Liam Neeson in the lead role
This go-‘round, the equally serious Liam Neeson plays Lieutenant Frank Drebin Jr., son of the old Nielsen character. And Neeson plays the role to the hilt. If anything, Nielsen hammed up the old films a little too much; he’d practically wink at the camera during some of the most egregious material. But Neeson plays it straight from the opening credits to the end. And the fact that he plays it so straight is the most endearing aspect of the new “Naked Gun.”
Also strong is Pamela Anderson as the femme fatale, playing into her dumb blonde persona, but actually turning out to be the smartest person of the entire proceedings. She practically solves the case for Drebin.
Too much plot
Where “The Naked Gun” goes awry is in the plot itself. First, there’s simply too much plot here. The original “Naked Gun” and “Pink Panther” films featured just enough plot to string together the comedic pratfalls and sight gags. But this screenplay (by Schaffer, along with Dan Gregor and Doug Mand) features so much plot we find ourselves trying to remember all the twists and turns of the story rather than enjoying the comedy.
And perhaps because of this over-reliance on plot, the simple comedic moments are too far and few. There’s a great line early on, when Anderson first meets with Drebin in his office. He asks her to take a chair; to which she replies, “No thanks, I have plenty at home.” I wish there had been more of these amusing comic moments in “The Naked Gun,” but I left the theatre pining for more.
Over-the-top
Instead, we get a series of over-the-top car crashes and explosions more akin to a superhero movie than a “Naked Gun” comedy. Plus, there are too many “rude and crude” gags better suited to an Austin Powers flick than “The Naked Gun.” I’m not saying Schaffer should have exactly recreated one of the original films, but he leaves the blueprint behind and takes this series to a whole other level – where it just doesn’t belong.
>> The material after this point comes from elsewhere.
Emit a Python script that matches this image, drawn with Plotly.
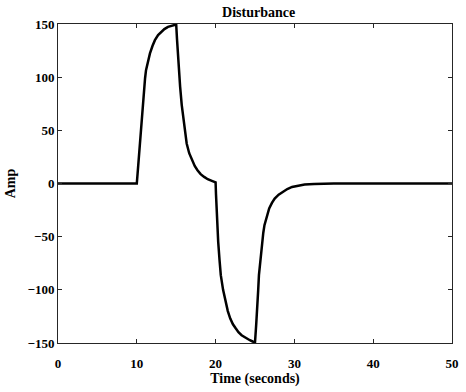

Schaffer has done to “The Naked Gun” what Brian DePalma did with “Mission: Impossible” in his 1996 adaptation. He completely left the television series behind, instead creating a spider-web plot based on world domination – more suited to a James Bond film than the tight little TV show upon which it was supposedly based.
Eliminating the human race
Same with the new “Naked Gun.” The complex plot revolves around a wealthy tech entrepreneur named Richard Cane, played by Danny Huston, whose desire is to use everyone’s cell phones to somehow revert them back to the barbaric nature of early man – causing everyone to kill each other, thereby eliminating the human race, save for Cane and his chosen survivor buddies who plan to hole up in an isolated bunker while the ”human elimination” occurs.
This is way over the top for a “Naked Gun” plot. “The Naked Gun” (and “Police Squad”) was always at its funniest when the plots were simple, such as when Drebin would investigate petty crime. Heck, one of Sellers’ best moments as Inspector Clouseau was when he fell for the decoy of a street vendor performing without a license while a robbery occurred within his eyesight. Simple. Funny. Sadly lacking here.
Just scrap the connection
Schaffer would have been better off to completely scrap any connection between the old Zucker Brothers’ films and his. Neeson could still play a bumbling LAPD investigator, but don’t name him after the beloved Leslie Nielsen character. Too much time has passed, and this film is simply too different to warrant any relation between the two franchises.
Still longing for slapstick comedy
My problem is that after the new “Naked Gun,” I’m still longing for a good old-fashioned laugh-out-loud comedy. I need an “Airplane,” or a “Young Frankenstein.” In these serious, polarized times, we could all use a good laugh. Is anyone in Hollywood listening?